Chief Financial Officer Ron Winowiecki attributed the generic division’s underperformance largely to “the absence of new products, coupled with price erosion within our authorized generic portfolio.” What Winowiecki called “customer service challenges” also resulted in lower sales than expected and higher customer service costs, “which are being addressed,” he said.

Perrigo’s Consumer Healthcare Americas division, which accounts for half of the company’s revenues, recorded flat sales of $596 million in the third quarter.

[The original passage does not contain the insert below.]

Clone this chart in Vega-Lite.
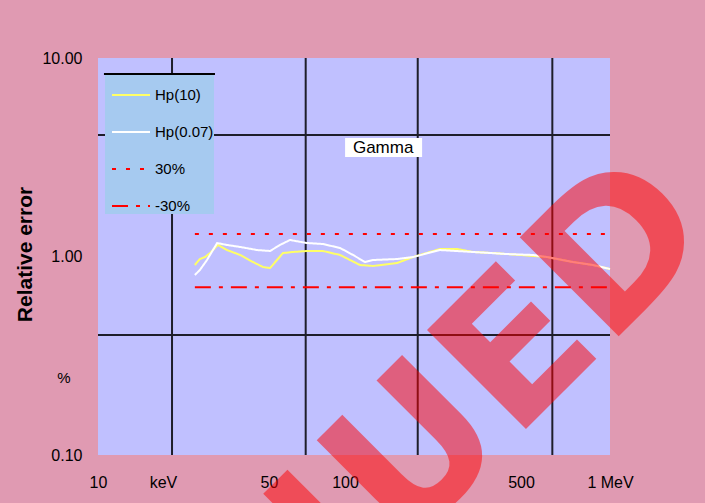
{
  "$schema": "https://vega.github.io/schema/vega-lite/v6.json",
  "width": 512,
  "height": 397,
  "autosize": {"type": "none"},
  "padding": {"left": 98, "top": 58, "right": 95, "bottom": 48},
  "background": "#e09ab2",
  "config": {
    "view": {"fill": "#c0c0ff", "stroke": null},
    "font": "Liberation Sans",
    "axisX": {"labelFontSize": 16, "labelPadding": 19, "labelColor": "#000", "ticks": false, "domain": false, "grid": false, "labelFlush": false, "labelOverlap": false, "labelBound": false},
    "axisY": {"labelFontSize": 16, "labelPadding": 16, "labelColor": "#000", "ticks": false, "domain": false, "grid": false, "titleFontSize": 21, "titleFontWeight": "bold", "titleColor": "#000", "titleX": -67, "titleY": 196, "titleAngle": -90, "titleBaseline": "alphabetic", "titleAlign": "center"}
  },
  "datasets": {
    "curves": [
      {"series": "Hp(10)", "energy": 23.9, "ratio": 0.906},
      {"series": "Hp(10)", "energy": 25.0, "ratio": 0.971},
      {"series": "Hp(10)", "energy": 26.2, "ratio": 0.994},
      {"series": "Hp(10)", "energy": 27.4, "ratio": 1.041},
      {"series": "Hp(10)", "energy": 29.4, "ratio": 1.143},
      {"series": "Hp(10)", "energy": 31.9, "ratio": 1.078},
      {"series": "Hp(10)", "energy": 35.9, "ratio": 1.018},
      {"series": "Hp(10)", "energy": 40.3, "ratio": 0.938},
      {"series": "Hp(10)", "energy": 44.1, "ratio": 0.885},
      {"series": "Hp(10)", "energy": 47.0, "ratio": 0.875},
      {"series": "Hp(10)", "energy": 52.8, "ratio": 1.041},
      {"series": "Hp(10)", "energy": 57.8, "ratio": 1.054},
      {"series": "Hp(10)", "energy": 65.5, "ratio": 1.066},
      {"series": "Hp(10)", "energy": 75.6, "ratio": 1.066},
      {"series": "Hp(10)", "energy": 88.2, "ratio": 1.018},
      {"series": "Hp(10)", "energy": 96.5, "ratio": 0.960},
      {"series": "Hp(10)", "energy": 105.5, "ratio": 0.906},
      {"series": "Hp(10)", "energy": 118.7, "ratio": 0.896},
      {"series": "Hp(10)", "energy": 147.2, "ratio": 0.927},
      {"series": "Hp(10)", "energy": 170.1, "ratio": 0.994},
      {"series": "Hp(10)", "energy": 216.7, "ratio": 1.091},
      {"series": "Hp(10)", "energy": 252.6, "ratio": 1.091},
      {"series": "Hp(10)", "energy": 291.6, "ratio": 1.054},
      {"series": "Hp(10)", "energy": 349.1, "ratio": 1.041},
      {"series": "Hp(10)", "energy": 445, "ratio": 1.018},
      {"series": "Hp(10)", "energy": 567, "ratio": 0.994},
      {"series": "Hp(10)", "energy": 717, "ratio": 0.938},
      {"series": "Hp(10)", "energy": 858, "ratio": 0.906},
      {"series": "Hp(10)", "energy": 1000, "ratio": 0.865},
      {"series": "Hp(0.07)", "energy": 23.9, "ratio": 0.807},
      {"series": "Hp(0.07)", "energy": 25.0, "ratio": 0.855},
      {"series": "Hp(0.07)", "energy": 26.65, "ratio": 0.960},
      {"series": "Hp(0.07)", "energy": 29.2, "ratio": 1.169},
      {"series": "Hp(0.07)", "energy": 31.9, "ratio": 1.143},
      {"series": "Hp(0.07)", "energy": 35.9, "ratio": 1.117},
      {"series": "Hp(0.07)", "energy": 41.8, "ratio": 1.078},
      {"series": "Hp(0.07)", "energy": 47.0, "ratio": 1.066},
      {"series": "Hp(0.07)", "energy": 51.4, "ratio": 1.143},
      {"series": "Hp(0.07)", "energy": 56.2, "ratio": 1.211},
      {"series": "Hp(0.07)", "energy": 65.5, "ratio": 1.169},
      {"series": "Hp(0.07)", "energy": 75.6, "ratio": 1.156},
      {"series": "Hp(0.07)", "energy": 88.2, "ratio": 1.104},
      {"series": "Hp(0.07)", "energy": 99.1, "ratio": 1.018},
      {"series": "Hp(0.07)", "energy": 110.4, "ratio": 0.938},
      {"series": "Hp(0.07)", "energy": 118.7, "ratio": 0.960},
      {"series": "Hp(0.07)", "energy": 147.2, "ratio": 0.971},
      {"series": "Hp(0.07)", "energy": 170.1, "ratio": 0.994},
      {"series": "Hp(0.07)", "energy": 216.7, "ratio": 1.078},
      {"series": "Hp(0.07)", "energy": 291.6, "ratio": 1.054},
      {"series": "Hp(0.07)", "energy": 396, "ratio": 1.029},
      {"series": "Hp(0.07)", "energy": 500, "ratio": 1.018},
      {"series": "Hp(0.07)", "energy": 567, "ratio": 0.994},
      {"series": "Hp(0.07)", "energy": 717, "ratio": 0.938},
      {"series": "Hp(0.07)", "energy": 858, "ratio": 0.906},
      {"series": "Hp(0.07)", "energy": 1000, "ratio": 0.865},
      {"series": "30%", "energy": 23.9, "ratio": 1.3},
      {"series": "30%", "energy": 1000, "ratio": 1.3},
      {"series": "-30%", "energy": 23.9, "ratio": 0.7},
      {"series": "-30%", "energy": 1000, "ratio": 0.7}
    ],
    "gridx": [{"energy": 19.46}, {"energy": 64.76}, {"energy": 177.4}, {"energy": 595.3}],
    "gridy": [{"ratio": 4.094}, {"ratio": 0.4022}],
    "one": [{}]
  },
  "layer": [
    {
      "data": {"name": "gridx"},
      "mark": {"type": "rule", "color": "#1e1e2a", "strokeWidth": 2},
      "encoding": {
        "x": {
          "field": "energy", "type": "quantitative", "title": null,
          "scale": {"type": "log", "domain": [10, 1000], "nice": false},
          "axis": {"values": [10, 17.94, 46.56, 92.2, 449, 1000], "labelExpr": "datum.value < 12 ? '10' : datum.value < 30 ? 'keV' : datum.value < 60 ? '50' : datum.value < 200 ? '100' : datum.value < 600 ? '500' : '1 MeV'"}
        }
      }
    },
    {
      "data": {"name": "gridy"},
      "mark": {"type": "rule", "color": "#1e1e2a", "strokeWidth": 2},
      "encoding": {
        "y": {
          "field": "ratio", "type": "quantitative", "title": "Relative error",
          "scale": {"type": "log", "domain": [0.1, 10], "nice": false},
          "axis": {"values": [0.1, 1, 10], "format": ".2f"}
        }
      }
    },
    {
      "data": {"name": "curves"},
      "mark": {"type": "line", "strokeWidth": 2},
      "encoding": {
        "x": {"field": "energy", "type": "quantitative", "title": null, "scale": {"type": "log", "domain": [10, 1000], "nice": false},
              "axis": {"values": [10, 17.94, 46.56, 92.2, 449, 1000], "labelExpr": "datum.value < 12 ? '10' : datum.value < 30 ? 'keV' : datum.value < 60 ? '50' : datum.value < 200 ? '100' : datum.value < 600 ? '500' : '1 MeV'"}},
        "y": {"field": "ratio", "type": "quantitative", "title": "Relative error", "scale": {"type": "log", "domain": [0.1, 10], "nice": false},
              "axis": {"values": [0.1, 1, 10], "format": ".2f"}},
        "color": {
          "field": "series", "type": "nominal",
          "scale": {"domain": ["Hp(10)", "Hp(0.07)", "30%", "-30%"], "range": ["#ffff66", "#ffffff", "#ff0000", "#ff0000"]},
          "legend": {"title": null, "orient": "none", "legendX": 7, "legendY": 17, "fillColor": "#a6caf0", "padding": 0,
                     "symbolType": "stroke", "symbolSize": 1444, "symbolStrokeWidth": 2, "symbolOffset": 6,
                     "labelOffset": 4, "labelFontSize": 15, "labelColor": "#000", "rowPadding": 9, "labelLimit": 200}
        },
        "strokeDash": {
          "field": "series", "type": "nominal",
          "scale": {"domain": ["Hp(10)", "Hp(0.07)", "30%", "-30%"], "range": [[1, 0], [1, 0], [4, 10], [16, 8, 4, 8]]},
          "legend": {"title": null, "orient": "none", "legendX": 7, "legendY": 17, "fillColor": "#a6caf0", "padding": 0,
                     "symbolType": "stroke", "symbolSize": 1444, "symbolStrokeWidth": 2, "symbolOffset": 6,
                     "labelOffset": 4, "labelFontSize": 15, "labelColor": "#000", "rowPadding": 9, "labelLimit": 200}
        }
      }
    },
    {
      "data": {"name": "one"},
      "mark": {"type": "rule", "color": "#000", "strokeWidth": 2},
      "encoding": {
        "x": {"datum": 10.55, "type": "quantitative", "title": null, "scale": {"type": "log", "domain": [10, 1000], "nice": false},
              "axis": {"values": [10, 17.94, 46.56, 92.2, 449, 1000], "labelExpr": "datum.value < 12 ? '10' : datum.value < 30 ? 'keV' : datum.value < 60 ? '50' : datum.value < 200 ? '100' : datum.value < 600 ? '500' : '1 MeV'"}},
        "x2": {"datum": 28.64},
        "y": {"datum": 8.31, "type": "quantitative", "title": "Relative error", "scale": {"type": "log", "domain": [0.1, 10], "nice": false},
              "axis": {"values": [0.1, 1, 10], "format": ".2f"}}
      }
    },
    {
      "data": {"name": "one"},
      "mark": {"type": "rect", "fill": "#ffffff"},
      "encoding": {
        "x": {"datum": 92.3, "type": "quantitative", "title": null, "scale": {"type": "log", "domain": [10, 1000], "nice": false},
              "axis": {"values": [10, 17.94, 46.56, 92.2, 449, 1000], "labelExpr": "datum.value < 12 ? '10' : datum.value < 30 ? 'keV' : datum.value < 60 ? '50' : datum.value < 200 ? '100' : datum.value < 600 ? '500' : '1 MeV'"}},
        "x2": {"datum": 184.5},
        "y": {"datum": 3.95, "type": "quantitative", "title": "Relative error", "scale": {"type": "log", "domain": [0.1, 10], "nice": false},
              "axis": {"values": [0.1, 1, 10], "format": ".2f"}},
        "y2": {"datum": 3.17}
      }
    },
    {
      "data": {"name": "one"},
      "mark": {"type": "text", "text": "Gamma", "fontSize": 17, "color": "#000", "align": "center", "baseline": "middle"},
      "encoding": {
        "x": {"datum": 130, "type": "quantitative", "title": null, "scale": {"type": "log", "domain": [10, 1000], "nice": false},
              "axis": {"values": [10, 17.94, 46.56, 92.2, 449, 1000], "labelExpr": "datum.value < 12 ? '10' : datum.value < 30 ? 'keV' : datum.value < 60 ? '50' : datum.value < 200 ? '100' : datum.value < 600 ? '500' : '1 MeV'"}},
        "y": {"datum": 3.52, "type": "quantitative", "title": "Relative error", "scale": {"type": "log", "domain": [0.1, 10], "nice": false},
              "axis": {"values": [0.1, 1, 10], "format": ".2f"}}
      }
    },
    {
      "data": {"name": "one"},
      "mark": {"type": "text", "text": "%", "fontSize": 15, "color": "#000", "align": "center", "baseline": "middle"},
      "encoding": {
        "x": {"datum": 7.36, "type": "quantitative", "title": null, "scale": {"type": "log", "domain": [10, 1000], "nice": false},
              "axis": {"values": [10, 17.94, 46.56, 92.2, 449, 1000], "labelExpr": "datum.value < 12 ? '10' : datum.value < 30 ? 'keV' : datum.value < 60 ? '50' : datum.value < 200 ? '100' : datum.value < 600 ? '500' : '1 MeV'"}},
        "y": {"datum": 0.244, "type": "quantitative", "title": "Relative error", "scale": {"type": "log", "domain": [0.1, 10], "nice": false},
              "axis": {"values": [0.1, 1, 10], "format": ".2f"}}
      }
    },
    {
      "data": {"name": "one"},
      "mark": {"type": "text", "text": "UED", "font": "DejaVu Sans", "fontWeight": "bold", "fontSize": 192, "angle": -45,
               "color": "#ff0000", "opacity": 0.5, "align": "center", "baseline": "alphabetic"},
      "encoding": {
        "x": {"datum": 643.6, "type": "quantitative", "title": null, "scale": {"type": "log", "domain": [10, 1000], "nice": false},
              "axis": {"values": [10, 17.94, 46.56, 92.2, 449, 1000], "labelExpr": "datum.value < 12 ? '10' : datum.value < 30 ? 'keV' : datum.value < 60 ? '50' : datum.value < 200 ? '100' : datum.value < 600 ? '500' : '1 MeV'"}},
        "y": {"datum": 0.2029, "type": "quantitative", "title": "Relative error", "scale": {"type": "log", "domain": [0.1, 10], "nice": false},
              "axis": {"values": [0.1, 1, 10], "format": ".2f"}}
      }
    },
    {
      "data": {"name": "one"},
      "mark": {"type": "text", "text": "DISCONTIN", "font": "DejaVu Sans", "fontWeight": "bold", "fontSize": 192, "angle": -45,
               "color": "#ff0000", "opacity": 0.5, "align": "right", "baseline": "alphabetic"},
      "encoding": {
        "x": {"datum": 149.6, "type": "quantitative", "title": null, "scale": {"type": "log", "domain": [10, 1000], "nice": false},
              "axis": {"values": [10, 17.94, 46.56, 92.2, 449, 1000], "labelExpr": "datum.value < 12 ? '10' : datum.value < 30 ? 'keV' : datum.value < 60 ? '50' : datum.value < 200 ? '100' : datum.value < 600 ? '500' : '1 MeV'"}},
        "y": {"datum": 0.0309, "type": "quantitative", "title": "Relative error", "scale": {"type": "log", "domain": [0.1, 10], "nice": false},
              "axis": {"values": [0.1, 1, 10], "format": ".2f"}}
      }
    }
  ]
}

The company has identified “various operating inefficiencies, which have impacted gross profit and our ability to achieve customer service expectations in both our U.S. Consumer and (generic) businesses,” Winowiecki said. Driving the inefficiencies are rising input costs, lower productivity related primarily to a tight labor market, and competing priorities, he said.

“We are not satisfied with our overall performance results, and corrective actions are under way. Perrigo has undergone an immense amount of organizational change over the last few years, and with the planned separation of the (generic) business, we continue to evolve as an organization,” Winowiecki said. “At the same time, the pace of change in our business environment is arguably unprecedented. While the team has done a tremendous job responding to and embracing these shifts, we lost some focus, which impacted our performance and our ability to achieve our 2018 operating objectives.”

Perrigo reduced guidance for full-year 2018 results to sales of $4.72 billion with adjusted net income of $4.45 to $4.65 per diluted share. Perrigo in August provided guidance for full-year sales of $4.8 billion to $4.9 billion with adjusted net income of $4.75 to $4.95 per diluted share.

Thursday’s quarterly report sent Perrigo shares down more than 16 percent for the day to close at $62.88.

Despite the present difficulty, Kessler said he sees Perrigo getting active again in M&A, although “I don’t see a transformational acquisition in the near term.”

“I see bolt-ons helping stabilize or give us scale in certain markets, in Europe, and in the U.S. Some of these new categories that present themselves from a self-care definition versus a health care definition require small acquisitions for technology or to give us a certain skill set. That could be on the table,” Kessler said. “But job one, fix the core, get the core going. The volume is strong. The talent is strong. There’s no resources that have been cut. R&D budgets are intact, which I was glad to see when I got here. All the makings are there. The organization needs to focus and go after those opportunities.”